Friday, April 18, 2008

How Does This Thing Take Pictures Anyway?

Before we can learn how to get out of the dreaded program mode and into the real meat and potatoes of the photography industry we first need to take a moment to learn (or refresh your memory) about how exactly a camera takes a picture.

The idea behind the film camera and the digital camera are very simple. Allow a certain amount of light to hit a certain sensitivity of media for a certain amount of time. In film, this was achieved by allowing light to strike tiny silver halide molecules that were suspended in an acetate backer. The silver halide would change physically when struck by light. The more light there was, the stronger the change was.

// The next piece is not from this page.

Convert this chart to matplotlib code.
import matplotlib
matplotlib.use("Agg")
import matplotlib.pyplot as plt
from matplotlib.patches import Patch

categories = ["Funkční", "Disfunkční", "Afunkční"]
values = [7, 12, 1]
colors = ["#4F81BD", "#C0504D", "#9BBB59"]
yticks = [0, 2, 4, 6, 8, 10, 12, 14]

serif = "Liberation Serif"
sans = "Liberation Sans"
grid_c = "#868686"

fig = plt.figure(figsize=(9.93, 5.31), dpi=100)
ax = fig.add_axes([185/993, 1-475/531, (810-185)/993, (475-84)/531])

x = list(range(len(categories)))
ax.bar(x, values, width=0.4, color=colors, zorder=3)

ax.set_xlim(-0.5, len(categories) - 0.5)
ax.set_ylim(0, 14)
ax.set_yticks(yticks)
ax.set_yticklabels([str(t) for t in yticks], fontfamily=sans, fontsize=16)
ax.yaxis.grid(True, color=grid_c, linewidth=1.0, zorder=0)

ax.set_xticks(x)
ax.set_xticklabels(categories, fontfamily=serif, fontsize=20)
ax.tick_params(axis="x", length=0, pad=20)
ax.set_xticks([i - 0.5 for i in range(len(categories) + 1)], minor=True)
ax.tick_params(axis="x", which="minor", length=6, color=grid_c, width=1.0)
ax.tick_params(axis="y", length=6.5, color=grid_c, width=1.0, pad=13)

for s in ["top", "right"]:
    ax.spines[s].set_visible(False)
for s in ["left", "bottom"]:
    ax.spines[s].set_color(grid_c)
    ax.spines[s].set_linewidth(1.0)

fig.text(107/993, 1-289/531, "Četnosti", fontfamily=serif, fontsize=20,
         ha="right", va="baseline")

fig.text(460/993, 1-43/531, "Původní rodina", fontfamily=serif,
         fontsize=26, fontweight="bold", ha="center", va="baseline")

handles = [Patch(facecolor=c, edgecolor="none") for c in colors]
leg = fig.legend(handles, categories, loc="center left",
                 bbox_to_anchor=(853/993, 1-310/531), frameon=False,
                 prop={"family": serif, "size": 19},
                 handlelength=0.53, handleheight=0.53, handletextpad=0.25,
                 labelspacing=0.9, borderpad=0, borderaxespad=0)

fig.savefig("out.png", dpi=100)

A long time ago when there was no color film, there was only one layer of these crystals which meant they reacted to the entire spectrum of light and color. As such, you could only have a one color image, white and shades of non-white. (Black and White). Soon after, it was discovered how to make film with layers of crystals that would only react to a specific color spectrum. And with this, color film was born.

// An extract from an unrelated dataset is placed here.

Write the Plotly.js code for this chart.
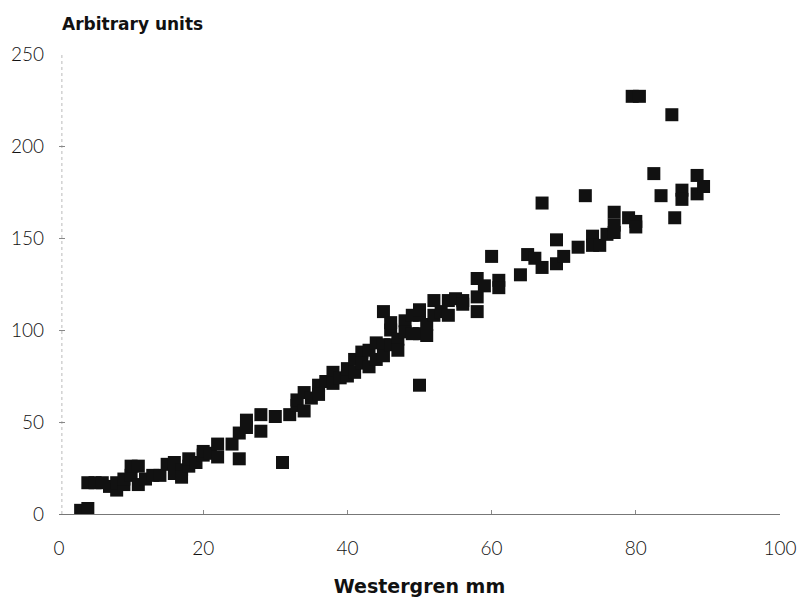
<!DOCTYPE html>
<html>
<head>
<meta charset="utf-8">
<script src="https://cdn.plot.ly/plotly-3.0.1.min.js"></script>
<style>html,body{margin:0;padding:0;background:#fff;}#chart{width:799px;height:598px;}</style>
</head>
<body>
<div id="chart"></div>
<script>
const westergren = [
  3, 4, 4, 5, 6, 7, 8, 8, 9, 9, 10, 10, 11, 11, 12, 13, 14, 15, 16, 16,
  17, 17, 18, 18, 19, 20, 20, 21, 22, 22, 24, 25, 25, 26, 26, 28, 28, 30, 31, 32,
  33, 33, 34, 34, 35, 36, 36, 37, 38, 38, 39, 40, 40, 41, 41, 42, 42, 43, 43, 44,
  44, 45, 45, 45, 46, 46, 46, 47, 47, 48, 48, 49, 49, 50, 50, 50, 50, 51, 51, 52,
  52, 53, 54, 54, 55, 56, 56, 58, 58, 58, 59, 60, 61, 61, 64, 65, 66, 67, 67, 69,
  69, 70, 72, 73, 74, 74, 75, 76, 77, 77, 77, 79, 80, 80, 79.5, 80.5, 82.5, 83.5, 85, 85.4,
  86.4, 86.4, 88.5, 88.5, 89.4
];
const arbitraryUnits = [
  2, 3, 17, 17, 17, 15, 13, 17, 16, 19, 21, 26, 26, 16, 19, 21, 21, 27, 28, 22,
  24, 20, 26, 30, 28, 32, 34, 33, 31, 38, 38, 30, 44, 51, 47, 54, 45, 53, 28, 54,
  59, 62, 56, 66, 63, 70, 65, 72, 77, 71, 74, 75, 79, 84, 77, 88, 82, 89, 80, 84,
  93, 92, 110, 86, 100, 92, 104, 95, 89, 105, 99, 98, 108, 108, 98, 70, 111, 97, 103, 116,
  108, 110, 116, 108, 117, 116, 114, 128, 118, 110, 124, 140, 127, 123, 130, 141, 139, 134, 169, 149,
  136, 140, 145, 173, 151, 146, 146, 152, 164, 157, 153, 161, 159, 156, 227, 227, 185, 173, 217, 161,
  176, 171, 184, 174, 178
];
const xTickVals = [0, 20, 40, 60, 80, 100];
const yTickVals = [0, 50, 100, 150, 200, 250];

const tickFont = {family: 'Lato, "DejaVu Sans", sans-serif', size: 19, color: '#111', weight: 300};
const titleFont = {family: '"DejaVu Sans", sans-serif', size: 17, color: '#111', weight: 700};
const xTitleFont = {family: '"DejaVu Sans", sans-serif', size: 19, color: '#111', weight: 700};

const trace = {
  type: 'scatter',
  mode: 'markers',
  x: westergren,
  y: arbitraryUnits,
  marker: {symbol: 'square', size: 13, color: '#111', line: {width: 0}},
  hoverinfo: 'x+y'
};

const layout = {
  width: 799,
  height: 598,
  margin: {l: 59, r: 19, t: 54, b: 84},
  paper_bgcolor: '#fff',
  plot_bgcolor: '#fff',
  showlegend: false,
  title: {
    text: 'Arbitrary units',
    font: titleFont,
    x: 62 / 799, xref: 'container', xanchor: 'left',
    y: 1 - 24 / 598, yref: 'container', yanchor: 'middle'
  },
  xaxis: {
    range: [0, 100],
    tickvals: xTickVals,
    ticktext: xTickVals.map(String),
    showgrid: false,
    zeroline: false,
    showline: true,
    linecolor: '#777',
    linewidth: 1,
    ticks: 'inside',
    ticklen: 4,
    tickcolor: '#888',
    tickfont: tickFont,
    ticklabelstandoff: 17,
    title: {text: 'Westergren mm', font: xTitleFont, standoff: 21}
  },
  yaxis: {
    range: [0, 250],
    tickvals: yTickVals,
    ticktext: yTickVals.map(String),
    showgrid: false,
    zeroline: false,
    showline: false,
    ticks: 'inside',
    ticklen: 6,
    tickcolor: '#888',
    tickfont: tickFont,
    ticklabelstandoff: 14
  },
  shapes: [{
    type: 'line', xref: 'paper', yref: 'paper',
    x0: 0.004, x1: 0.004, y0: 0, y1: 1,
    line: {color: '#bbb', width: 1, dash: 'dot'},
    layer: 'below'
  }]
};

Plotly.newPlot('chart', [trace], layout, {displayModeBar: false, staticPlot: true});
</script>
</body>
</html>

With digital cameras the theory is the same, you have just replaced the film with what is (for now) a 3 layered sensor. Each layer detects it own color. And when you're done, you'll have an R (red) G (green) B (blue) image.

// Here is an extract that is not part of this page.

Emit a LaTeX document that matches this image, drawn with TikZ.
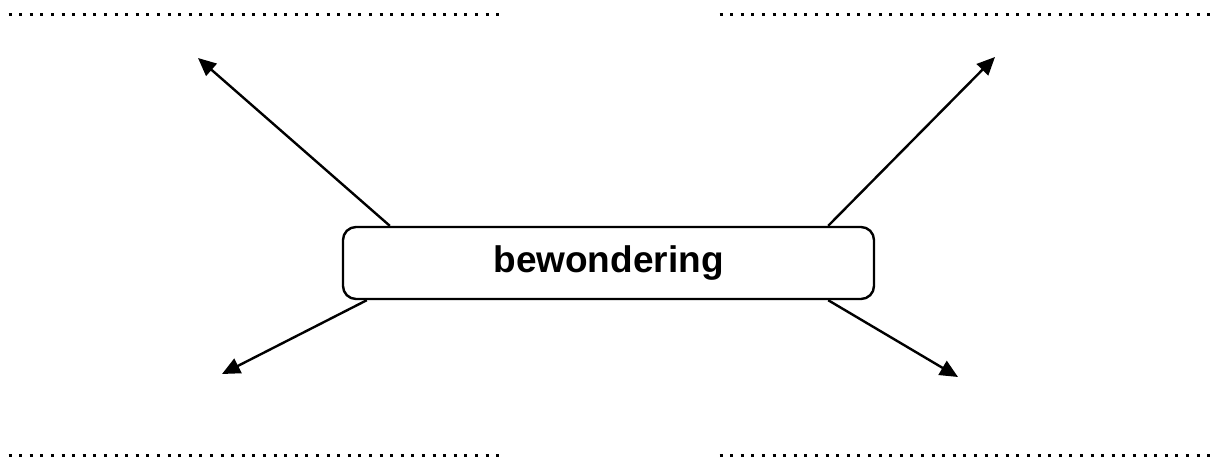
\documentclass[tikz,border=0pt]{standalone}
\usepackage{fontspec}
\setmainfont{Liberation Sans}
\usetikzlibrary{arrows.meta}
\begin{document}
\begin{tikzpicture}[x=1pt,y=-1pt,
  conn/.style={line width=2.4pt,-{Triangle[length=18pt,width=16pt]}},
  dotline/.style={line width=3pt,dash pattern=on 3pt off 7.6pt},
  mainbox/.style={draw,line width=2.4pt,rounded corners=13pt,minimum width=531pt,minimum height=72pt,inner sep=0pt,font=\fontsize{37}{44}\selectfont\bfseries}]
\useasboundingbox (0,0) rectangle (1213,461);
\node[mainbox] (box) at (608.5,263) {\raisebox{-2.5pt}{bewondering}};
\coordinate (tl) at (198,58);
\coordinate (tr) at (995,57);
\coordinate (bl) at (222,374);
\coordinate (br) at (958,377);
\draw[conn] ([xshift=48pt]box.north west) -- (tl);
\draw[conn] ([xshift=-47pt]box.north east) -- (tr);
\draw[conn] ([xshift=25pt]box.south west) -- (bl);
\draw[conn] ([xshift=-47pt]box.south east) -- (br);
\draw[dotline] (8.5,14) -- (500,14);
\draw[dotline] (719.5,14) -- (1212,14);
\draw[dotline] (8.5,455) -- (500,455);
\draw[dotline] (719.5,455) -- (1212,455);
\end{tikzpicture}
\end{document}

Now, how does all this relate to your Rebel XT? In order to begin to take photos correctly you have to consider the triangle of exposure:

1. ISO (or the sensitivity of the film/camera sensor)

2. The amount of light you want to let into the camera (the aperture)

3. And how long you want to let that light hit the sensor (the shutter speed)

Each one of these variables also has other uses, which we will explore in depth later. But, the main idea is once you know how to control these things, you can use them to do your creative bidding.